> _Instructions to follow_: Write the listing below out again exactly, dropping the images.

> _Recorded data_:
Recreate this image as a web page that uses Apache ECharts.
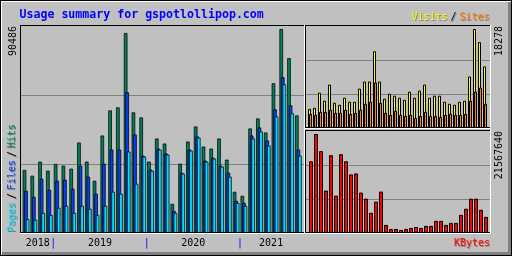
<!DOCTYPE html>
<html><head><meta charset="utf-8">
<script src="https://cdn.jsdelivr.net/npm/echarts@6/dist/echarts.min.js"></script>
<style>html,body{margin:0;padding:0;background:#c0c0c0}#c{width:512px;height:256px}</style>
</head><body><div id="c"></div>
<script>
const months = ['2018-09','2018-10','2018-11','2018-12',
 '2019-01','2019-02','2019-03','2019-04','2019-05','2019-06','2019-07','2019-08','2019-09','2019-10','2019-11','2019-12',
 '2020-01','2020-02','2020-03','2020-04','2020-05','2020-06','2020-07','2020-08','2020-09','2020-10','2020-11','2020-12',
 '2021-01','2021-02','2021-03','2021-04','2021-05','2021-06','2021-07','2021-08'];
const years = ['2018','2019','2020','2021'];
const hits = [28255,25726,31936,27944,30916,30162,28831,40364,31936,23509,43469,54558,55889,88712,53671,51453,31936,42138,39920,13307,31049,40808,47461,38590,37703,42138,32823,18630,16855,46574,51009,44800,66534,90486,77623,52340];
const files = [19073,16412,24396,19517,23509,23952,19960,30162,25283,17742,31049,37259,37259,62542,43912,34598,28388,37703,35485,10202,27057,37259,43025,32380,33711,30162,27057,14637,13750,43469,47017,41251,55001,69195,56776,37259];
const pages = [6520,6210,9315,8428,11533,12420,9315,12420,11089,8428,12420,18630,17742,36372,22178,34154,27944,37259,35041,9315,26614,36815,42582,31936,33267,29719,25283,13750,12420,42138,45243,39033,51897,66090,53227,34598];
const visits = [3693,3877,6647,5170,8124,4800,4431,5724,4985,4985,7385,8678,8678,14217,8678,5539,6462,6093,5724,5354,6831,5724,7016,8124,5724,6093,6093,4985,4616,4431,4985,5170,9601,18278,15878,11447];
const sites = [2769,2585,3139,3139,3508,2954,2954,3508,2769,2954,3508,4616,4985,8493,4800,2954,2585,3323,2585,2400,2585,2031,2400,3139,2400,2400,2216,2585,2769,2585,2585,2769,5170,6831,7570,4616];
const kbytes = [15685560,21567640,17864110,9367765,16992690,8278490,17210545,15685560,12853445,13071300,8932055,7624925,4574955,6971360,9149910,1960695,1089275,1089275,871420,1089275,1307130,1524985,1307130,1742840,1742840,2832115,2832115,1960695,2396405,2396405,4139245,5446375,7624925,7624925,5228520,3703535];
const title = 'Usage summary for gspotlollipop.com';

const C = {hit:'#00805c', file:'#0040ff', page:'#00e0ff', visit:'#ffff00', site:'#ff8000', kb:'#ff0000',
  bg:'#c0c0c0', dk:'#808080', blue:'#0000ff'};
const FONT = '10px "DejaVu Sans Mono"';

const chart = echarts.init(document.getElementById('c'), null, {renderer:'canvas'});
const idx = a => a.map((v,i)=>[i,v]);
const yAx = (g, max) => ({gridIndex:g, type:'value', min:0, max:max, interval:max/3,
  axisLine:{show:false}, axisTick:{show:false}, axisLabel:{show:false},
  splitLine:{show:true, showMinLine:false, showMaxLine:false, lineStyle:{color:C.dk, width:1}}});
const bar = (d, xi, color, w, gap, bw) => ({type:'bar', xAxisIndex:xi, yAxisIndex:xi, data:idx(d),
  barWidth:w, barGap:gap, itemStyle:{color:color, borderColor:'#000', borderWidth:bw}, silent:true});

chart.setOption({
  backgroundColor: C.bg,
  animation: false,
  grid: [
    {left:21, top:26, width:283, height:208},
    {left:306, top:26, width:184, height:103},
    {left:306, top:131, width:184, height:103}
  ],
  xAxis: [
    {gridIndex:0, type:'value', min:-0.649, max:35.726, show:false},
    {gridIndex:1, type:'value', min:-0.8, max:36.0, show:false},
    {gridIndex:2, type:'value', min:-1.0, max:35.8, show:false}
  ],
  yAxis: [yAx(0, 91810), yAx(1, 18826), yAx(2, 22214669)],
  series: [
    bar(hits, 0, C.hit, 3.6, '-56.9%', 0.75),
    bar(files, 0, C.file, 3.6, '-56.9%', 0.75),
    bar(pages, 0, C.page, 3.6, '-56.9%', 0.75),
    bar(visits, 1, C.visit, 3, '-66.667%', 1),
    bar(sites, 1, C.site, 3, '-66.667%', 1),
    bar(kbytes, 2, C.kb, 4, '-50%', 1)
  ]
});

const els = [];
const rect = (x,y,w,h,fill) => els.push({type:'rect', z:100, silent:true, shape:{x,y,width:w,height:h}, style:{fill}});
// outer frame
rect(0,0,512,1,'#000'); rect(0,0,1,256,'#000'); rect(511,0,1,256,'#000'); rect(0,255,512,1,'#000');
rect(1,1,510,1,'#fff'); rect(1,1,1,254,'#fff');
rect(2,252,509,3,C.dk); rect(508,2,3,253,C.dk);
// main panel
rect(21,234,283,1,C.bg);
rect(20,25,285,1,'#000'); rect(20,25,1,209,'#000'); rect(21,232,283,1,'#000');
rect(20,233,285,1,'#fff'); rect(304,25,1,209,'#fff');
// right top
rect(306,129,184,1,C.bg);
rect(305,25,186,1,'#000'); rect(305,25,1,104,'#000'); rect(306,127,184,1,'#000');
rect(305,128,186,1,'#fff'); rect(490,25,1,104,'#fff');
// right bottom
rect(306,234,184,1,C.bg);
rect(305,130,186,1,'#000'); rect(305,130,1,104,'#000'); rect(306,232,184,1,'#000');
rect(305,233,186,1,'#fff'); rect(490,130,1,104,'#fff');

function text(t, x, y, fill, o) {
  o = o || {};
  const el = {type:'text', z:200, silent:true, x:x, y:y, rotation:o.rot||0, scaleY:o.sy||1,
    style:{text:t, fill:fill, font:o.font||FONT, align:o.align||'left', verticalAlign:'middle'}};
  if (o.shadow) {
    const s = JSON.parse(JSON.stringify(el)); s.x += 1; s.y += 1; s.style.fill = C.dk; s.z = 199;
    els.push(s);
  }
  els.push(el);
}
const UP = Math.PI/2;
text(title, 19.5, 15, C.blue, {font:'bold 11.6px "DejaVu Sans Mono"'});
text('Visits', 411.5, 17, C.visit, {shadow:true, sy:1.12});
text('/', 450.5, 17, '#000', {shadow:true, sy:1.12});
text('Sites', 459.5, 17, C.site, {shadow:true, sy:1.12});
// left vertical legend
text('Pages', 12.5, 232, C.page, {rot:UP, shadow:true, sy:1.12});
text('/', 12.5, 199, '#000', {rot:UP, shadow:true, sy:1.12});
text('Files', 12.5, 190, C.file, {rot:UP, shadow:true, sy:1.12});
text('/', 12.5, 157, '#000', {rot:UP, shadow:true, sy:1.12});
text('Hits', 12.5, 148, C.hit, {rot:UP, shadow:true, sy:1.12});
// max labels
text(String(Math.max(...hits)), 13, 26, '#000', {rot:UP, align:'right', sy:1.12});
text(String(Math.max(...visits)), 499, 26, '#000', {rot:UP, align:'right', sy:1.12});
text(String(Math.max(...kbytes)), 499.5, 131, '#000', {rot:UP, align:'right', sy:1.12});
text('KBytes', 490, 243.5, C.kb, {align:'right', shadow:true, sy:1.12});
// year labels and separators from the month categories
const px = v => chart.convertToPixel({xAxisIndex:0}, v);
years.forEach((y, k) => {
  const ids = months.map((m,i)=>m.startsWith(y)?i:-1).filter(i=>i>=0);
  const a = ids[0], b = ids[ids.length-1];
  text(y, (px(a)+px(b))/2, 243.5, '#000', {align:'center', sy:1.12});
  if (k < years.length-1) text('|', px(b+0.5), 243.5, C.blue, {align:'center', sy:1.12});
});
chart.setOption({graphic:{elements:els}});
</script></body></html>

> _Exercise answer_:
Recreate this image as a web page that uses Apache ECharts.
<!DOCTYPE html>
<html><head><meta charset="utf-8">
<script src="https://cdn.jsdelivr.net/npm/echarts@6/dist/echarts.min.js"></script>
<style>html,body{margin:0;padding:0;background:#c0c0c0}#c{width:512px;height:256px}</style>
</head><body><div id="c"></div>
<script>
const months = ['2018-09','2018-10','2018-11','2018-12',
 '2019-01','2019-02','2019-03','2019-04','2019-05','2019-06','2019-07','2019-08','2019-09','2019-10','2019-11','2019-12',
 '2020-01','2020-02','2020-03','2020-04','2020-05','2020-06','2020-07','2020-08','2020-09','2020-10','2020-11','2020-12',
 '2021-01','2021-02','2021-03','2021-04','2021-05','2021-06','2021-07','2021-08'];
const years = ['2018','2019','2020','2021'];
const hits = [28255,25726,31936,27944,30916,30162,28831,40364,31936,23509,43469,54558,55889,88712,53671,51453,31936,42138,39920,13307,31049,40808,47461,38590,37703,42138,32823,18630,16855,46574,51009,44800,66534,90486,77623,52340];
const files = [19073,16412,24396,19517,23509,23952,19960,30162,25283,17742,31049,37259,37259,62542,43912,34598,28388,37703,35485,10202,27057,37259,43025,32380,33711,30162,27057,14637,13750,43469,47017,41251,55001,69195,56776,37259];
const pages = [6520,6210,9315,8428,11533,12420,9315,12420,11089,8428,12420,18630,17742,36372,22178,34154,27944,37259,35041,9315,26614,36815,42582,31936,33267,29719,25283,13750,12420,42138,45243,39033,51897,66090,53227,34598];
const visits = [3693,3877,6647,5170,8124,4800,4431,5724,4985,4985,7385,8678,8678,14217,8678,5539,6462,6093,5724,5354,6831,5724,7016,8124,5724,6093,6093,4985,4616,4431,4985,5170,9601,18278,15878,11447];
const sites = [2769,2585,3139,3139,3508,2954,2954,3508,2769,2954,3508,4616,4985,8493,4800,2954,2585,3323,2585,2400,2585,2031,2400,3139,2400,2400,2216,2585,2769,2585,2585,2769,5170,6831,7570,4616];
const kbytes = [15685560,21567640,17864110,9367765,16992690,8278490,17210545,15685560,12853445,13071300,8932055,7624925,4574955,6971360,9149910,1960695,1089275,1089275,871420,1089275,1307130,1524985,1307130,1742840,1742840,2832115,2832115,1960695,2396405,2396405,4139245,5446375,7624925,7624925,5228520,3703535];
const title = 'Usage summary for gspotlollipop.com';

const C = {hit:'#00805c', file:'#0040ff', page:'#00e0ff', visit:'#ffff00', site:'#ff8000', kb:'#ff0000',
  bg:'#c0c0c0', dk:'#808080', blue:'#0000ff'};
const FONT = '10px "DejaVu Sans Mono"';

const chart = echarts.init(document.getElementById('c'), null, {renderer:'canvas'});
const idx = a => a.map((v,i)=>[i,v]);
const yAx = (g, max) => ({gridIndex:g, type:'value', min:0, max:max, interval:max/3,
  axisLine:{show:false}, axisTick:{show:false}, axisLabel:{show:false},
  splitLine:{show:true, showMinLine:false, showMaxLine:false, lineStyle:{color:C.dk, width:1}}});
const bar = (d, xi, color, w, gap, bw) => ({type:'bar', xAxisIndex:xi, yAxisIndex:xi, data:idx(d),
  barWidth:w, barGap:gap, itemStyle:{color:color, borderColor:'#000', borderWidth:bw}, silent:true});

chart.setOption({
  backgroundColor: C.bg,
  animation: false,
  grid: [
    {left:21, top:26, width:283, height:208},
    {left:306, top:26, width:184, height:103},
    {left:306, top:131, width:184, height:103}
  ],
  xAxis: [
    {gridIndex:0, type:'value', min:-0.649, max:35.726, show:false},
    {gridIndex:1, type:'value', min:-0.8, max:36.0, show:false},
    {gridIndex:2, type:'value', min:-1.0, max:35.8, show:false}
  ],
  yAxis: [yAx(0, 91810), yAx(1, 18826), yAx(2, 22214669)],
  series: [
    bar(hits, 0, C.hit, 3.6, '-56.9%', 0.75),
    bar(files, 0, C.file, 3.6, '-56.9%', 0.75),
    bar(pages, 0, C.page, 3.6, '-56.9%', 0.75),
    bar(visits, 1, C.visit, 3, '-66.667%', 1),
    bar(sites, 1, C.site, 3, '-66.667%', 1),
    bar(kbytes, 2, C.kb, 4, '-50%', 1)
  ]
});

const els = [];
const rect = (x,y,w,h,fill) => els.push({type:'rect', z:100, silent:true, shape:{x,y,width:w,height:h}, style:{fill}});
// outer frame
rect(0,0,512,1,'#000'); rect(0,0,1,256,'#000'); rect(511,0,1,256,'#000'); rect(0,255,512,1,'#000');
rect(1,1,510,1,'#fff'); rect(1,1,1,254,'#fff');
rect(2,252,509,3,C.dk); rect(508,2,3,253,C.dk);
// main panel
rect(21,234,283,1,C.bg);
rect(20,25,285,1,'#000'); rect(20,25,1,209,'#000'); rect(21,232,283,1,'#000');
rect(20,233,285,1,'#fff'); rect(304,25,1,209,'#fff');
// right top
rect(306,129,184,1,C.bg);
rect(305,25,186,1,'#000'); rect(305,25,1,104,'#000'); rect(306,127,184,1,'#000');
rect(305,128,186,1,'#fff'); rect(490,25,1,104,'#fff');
// right bottom
rect(306,234,184,1,C.bg);
rect(305,130,186,1,'#000'); rect(305,130,1,104,'#000'); rect(306,232,184,1,'#000');
rect(305,233,186,1,'#fff'); rect(490,130,1,104,'#fff');

function text(t, x, y, fill, o) {
  o = o || {};
  const el = {type:'text', z:200, silent:true, x:x, y:y, rotation:o.rot||0, scaleY:o.sy||1,
    style:{text:t, fill:fill, font:o.font||FONT, align:o.align||'left', verticalAlign:'middle'}};
  if (o.shadow) {
    const s = JSON.parse(JSON.stringify(el)); s.x += 1; s.y += 1; s.style.fill = C.dk; s.z = 199;
    els.push(s);
  }
  els.push(el);
}
const UP = Math.PI/2;
text(title, 19.5, 15, C.blue, {font:'bold 11.6px "DejaVu Sans Mono"'});
text('Visits', 411.5, 17, C.visit, {shadow:true, sy:1.12});
text('/', 450.5, 17, '#000', {shadow:true, sy:1.12});
text('Sites', 459.5, 17, C.site, {shadow:true, sy:1.12});
// left vertical legend
text('Pages', 12.5, 232, C.page, {rot:UP, shadow:true, sy:1.12});
text('/', 12.5, 199, '#000', {rot:UP, shadow:true, sy:1.12});
text('Files', 12.5, 190, C.file, {rot:UP, shadow:true, sy:1.12});
text('/', 12.5, 157, '#000', {rot:UP, shadow:true, sy:1.12});
text('Hits', 12.5, 148, C.hit, {rot:UP, shadow:true, sy:1.12});
// max labels
text(String(Math.max(...hits)), 13, 26, '#000', {rot:UP, align:'right', sy:1.12});
text(String(Math.max(...visits)), 499, 26, '#000', {rot:UP, align:'right', sy:1.12});
text(String(Math.max(...kbytes)), 499.5, 131, '#000', {rot:UP, align:'right', sy:1.12});
text('KBytes', 490, 243.5, C.kb, {align:'right', shadow:true, sy:1.12});
// year labels and separators from the month categories
const px = v => chart.convertToPixel({xAxisIndex:0}, v);
years.forEach((y, k) => {
  const ids = months.map((m,i)=>m.startsWith(y)?i:-1).filter(i=>i>=0);
  const a = ids[0], b = ids[ids.length-1];
  text(y, (px(a)+px(b))/2, 243.5, '#000', {align:'center', sy:1.12});
  if (k < years.length-1) text('|', px(b+0.5), 243.5, C.blue, {align:'center', sy:1.12});
});
chart.setOption({graphic:{elements:els}});
</script></body></html>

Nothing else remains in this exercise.